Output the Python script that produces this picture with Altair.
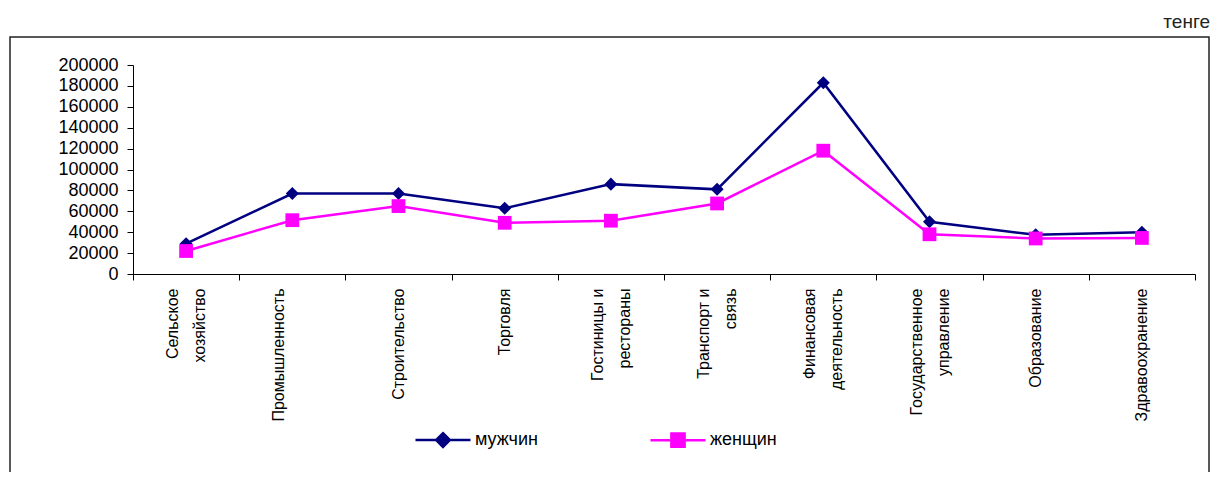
import altair as alt
import pandas as pd

categories = [
    "Сельское\nхозяйство",
    "Промышленность\n",
    "Строительство",
    "Торговля",
    "Гостиницы и\nрестораны",
    "Транспорт и\nсвязь",
    "Финансовая\nдеятельность",
    "Государственное\nуправление",
    "Образование",
    "Здравоохранение",
]
male = [29000, 77000, 77000, 63000, 86000, 81000, 183000, 50000, 37500, 40000]
female = [22000, 51500, 65000, 49000, 51000, 67500, 118000, 38000, 34000, 34500]
series_names = ["мужчин", "женщин"]
series_colors = ["#000080", "#FF00FF"]
series_shapes = ["diamond", "square"]
series_sizes = [170, 190]
# legend glyphs: a line segment with the marker in its middle
legend_glyphs = [
    "M-1,0L1,0M0,-0.25L0.25,0L0,0.25L-0.25,0Z",
    "M-1,0L1,0M-0.24,-0.24L0.24,-0.24L0.24,0.24L-0.24,0.24Z",
]
y_ticks = list(range(0, 200001, 20000))
unit_label = "тенге"

rows = []
for i, c in enumerate(categories):
    rows.append({"cat": c, "sex": series_names[0], "value": male[i]})
    rows.append({"cat": c, "sex": series_names[1], "value": female[i]})
df = pd.DataFrame(rows)

FONT = "Liberation Sans"

x_enc = alt.X(
    "cat:N",
    sort=categories,
    bandPosition=0.5,
    scale=alt.Scale(type="band", paddingInner=0, paddingOuter=0),
    axis=alt.Axis(
        title=None,
        labelAngle=270,
        labelAlign="right",
        labelBaseline="middle",
        labelExpr="split(datum.label, '\\n')",
        labelLineHeight=27,
        labelOffset={
            "condition": {"test": "indexof(datum.label, '\\n') >= 0", "value": -13.5},
            "value": 0,
        },
        labelFontSize=16,
        labelFont=FONT,
        labelColor="black",
        labelPadding=8,
        labelOverlap=False,
        labelLimit=300,
        tickBand="extent",
        tickSize=6,
        tickColor="black",
        domainColor="black",
        grid=False,
    ),
)
y_enc = alt.Y(
    "value:Q",
    scale=alt.Scale(domain=[0, 200000], nice=False),
    axis=alt.Axis(
        title=None,
        values=y_ticks,
        format="d",
        labelFontSize=18,
        labelFont=FONT,
        labelColor="black",
        labelPadding=9,
        labelOverlap=False,
        labelFlush=False,
        tickSize=6,
        tickColor="black",
        domainColor="black",
        grid=False,
    ),
)

color_scale = alt.Scale(domain=series_names, range=series_colors)

legend_def = alt.Legend(
    orient="none",
    legendX=281,
    legendY=346,
    direction="horizontal",
    title=None,
    labelFontSize=18,
    labelFont=FONT,
    labelColor="black",
    symbolSize=3025,
    symbolStrokeWidth=2.5,
    symbolOpacity=1,
    columnPadding=107,
    labelOffset=3,
)

base = alt.Chart(df)

line_layers = []
point_layers = []
for i, name in enumerate(series_names):
    sub = base.transform_filter(alt.datum.sex == name)
    line_layers.append(
        sub.mark_line(strokeWidth=2.5, color=series_colors[i]).encode(x=x_enc, y=y_enc)
    )
    point_layers.append(
        sub.mark_point(
            shape=series_shapes[i],
            size=series_sizes[i],
            filled=True,
            opacity=1,
            color=series_colors[i],
        ).encode(x=x_enc, y=y_enc)
    )

legend_layer = (
    base.transform_filter("false")
    .mark_point(opacity=1, strokeWidth=2.5)
    .encode(
        x=x_enc,
        y=y_enc,
        fill=alt.Fill("sex:N", scale=color_scale, legend=legend_def),
        stroke=alt.Stroke("sex:N", scale=color_scale, legend=legend_def),
        shape=alt.Shape(
            "sex:N",
            scale=alt.Scale(domain=series_names, range=legend_glyphs),
            legend=legend_def,
        ),
    )
)

frame = alt.Chart(pd.DataFrame({"k": [0]})).mark_rect(
    fill="transparent", stroke="#222222", strokeWidth=1.5
).encode(
    x=alt.value(-123), x2=alt.value(1076), y=alt.value(-28), y2=alt.value(440)
)

unit_text = alt.Chart(pd.DataFrame({"t": [unit_label]})).mark_text(
    align="right", baseline="alphabetic", fontSize=19, font=FONT, color="#222222"
).encode(text="t:N", x=alt.value(1077), y=alt.value(-37))

chart = alt.layer(frame, unit_text, *line_layers, *point_layers, legend_layer).properties(
    width=1062,
    height=209,
    autosize=alt.AutoSizeParams(type="none"),
    padding={"left": 125, "top": 57, "right": 16, "bottom": 198},
).configure_view(strokeWidth=0)

chart.save("out.html", embed_options={"renderer": "svg", "actions": False})
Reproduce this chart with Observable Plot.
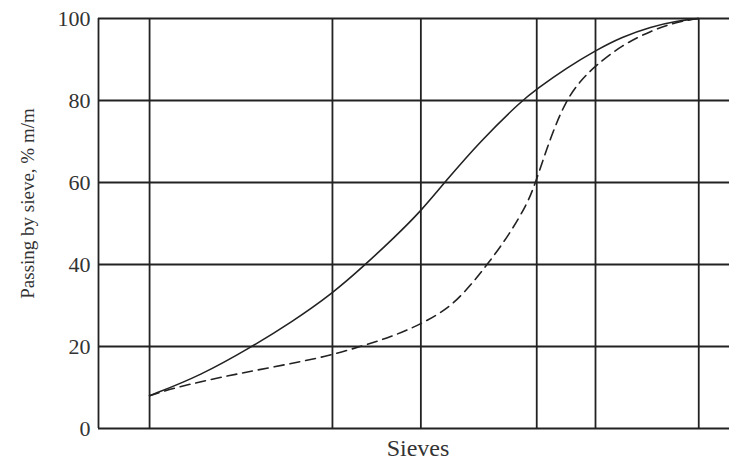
****************************************
• _What to work on_: Make an exact copy of the data, leaving its pictures out.

• _Reply_:
Output the Python script that produces this picture with Altair.
import altair as alt
import pandas as pd

categories = [
    "Сельское\nхозяйство",
    "Промышленность\n",
    "Строительство",
    "Торговля",
    "Гостиницы и\nрестораны",
    "Транспорт и\nсвязь",
    "Финансовая\nдеятельность",
    "Государственное\nуправление",
    "Образование",
    "Здравоохранение",
]
male = [29000, 77000, 77000, 63000, 86000, 81000, 183000, 50000, 37500, 40000]
female = [22000, 51500, 65000, 49000, 51000, 67500, 118000, 38000, 34000, 34500]
series_names = ["мужчин", "женщин"]
series_colors = ["#000080", "#FF00FF"]
series_shapes = ["diamond", "square"]
series_sizes = [170, 190]
# legend glyphs: a line segment with the marker in its middle
legend_glyphs = [
    "M-1,0L1,0M0,-0.25L0.25,0L0,0.25L-0.25,0Z",
    "M-1,0L1,0M-0.24,-0.24L0.24,-0.24L0.24,0.24L-0.24,0.24Z",
]
y_ticks = list(range(0, 200001, 20000))
unit_label = "тенге"

rows = []
for i, c in enumerate(categories):
    rows.append({"cat": c, "sex": series_names[0], "value": male[i]})
    rows.append({"cat": c, "sex": series_names[1], "value": female[i]})
df = pd.DataFrame(rows)

FONT = "Liberation Sans"

x_enc = alt.X(
    "cat:N",
    sort=categories,
    bandPosition=0.5,
    scale=alt.Scale(type="band", paddingInner=0, paddingOuter=0),
    axis=alt.Axis(
        title=None,
        labelAngle=270,
        labelAlign="right",
        labelBaseline="middle",
        labelExpr="split(datum.label, '\\n')",
        labelLineHeight=27,
        labelOffset={
            "condition": {"test": "indexof(datum.label, '\\n') >= 0", "value": -13.5},
            "value": 0,
        },
        labelFontSize=16,
        labelFont=FONT,
        labelColor="black",
        labelPadding=8,
        labelOverlap=False,
        labelLimit=300,
        tickBand="extent",
        tickSize=6,
        tickColor="black",
        domainColor="black",
        grid=False,
    ),
)
y_enc = alt.Y(
    "value:Q",
    scale=alt.Scale(domain=[0, 200000], nice=False),
    axis=alt.Axis(
        title=None,
        values=y_ticks,
        format="d",
        labelFontSize=18,
        labelFont=FONT,
        labelColor="black",
        labelPadding=9,
        labelOverlap=False,
        labelFlush=False,
        tickSize=6,
        tickColor="black",
        domainColor="black",
        grid=False,
    ),
)

color_scale = alt.Scale(domain=series_names, range=series_colors)

legend_def = alt.Legend(
    orient="none",
    legendX=281,
    legendY=346,
    direction="horizontal",
    title=None,
    labelFontSize=18,
    labelFont=FONT,
    labelColor="black",
    symbolSize=3025,
    symbolStrokeWidth=2.5,
    symbolOpacity=1,
    columnPadding=107,
    labelOffset=3,
)

base = alt.Chart(df)

line_layers = []
point_layers = []
for i, name in enumerate(series_names):
    sub = base.transform_filter(alt.datum.sex == name)
    line_layers.append(
        sub.mark_line(strokeWidth=2.5, color=series_colors[i]).encode(x=x_enc, y=y_enc)
    )
    point_layers.append(
        sub.mark_point(
            shape=series_shapes[i],
            size=series_sizes[i],
            filled=True,
            opacity=1,
            color=series_colors[i],
        ).encode(x=x_enc, y=y_enc)
    )

legend_layer = (
    base.transform_filter("false")
    .mark_point(opacity=1, strokeWidth=2.5)
    .encode(
        x=x_enc,
        y=y_enc,
        fill=alt.Fill("sex:N", scale=color_scale, legend=legend_def),
        stroke=alt.Stroke("sex:N", scale=color_scale, legend=legend_def),
        shape=alt.Shape(
            "sex:N",
            scale=alt.Scale(domain=series_names, range=legend_glyphs),
            legend=legend_def,
        ),
    )
)

frame = alt.Chart(pd.DataFrame({"k": [0]})).mark_rect(
    fill="transparent", stroke="#222222", strokeWidth=1.5
).encode(
    x=alt.value(-123), x2=alt.value(1076), y=alt.value(-28), y2=alt.value(440)
)

unit_text = alt.Chart(pd.DataFrame({"t": [unit_label]})).mark_text(
    align="right", baseline="alphabetic", fontSize=19, font=FONT, color="#222222"
).encode(text="t:N", x=alt.value(1077), y=alt.value(-37))

chart = alt.layer(frame, unit_text, *line_layers, *point_layers, legend_layer).properties(
    width=1062,
    height=209,
    autosize=alt.AutoSizeParams(type="none"),
    padding={"left": 125, "top": 57, "right": 16, "bottom": 198},
).configure_view(strokeWidth=0)

chart.save("out.html", embed_options={"renderer": "svg", "actions": False})
Reproduce this chart with Observable Plot.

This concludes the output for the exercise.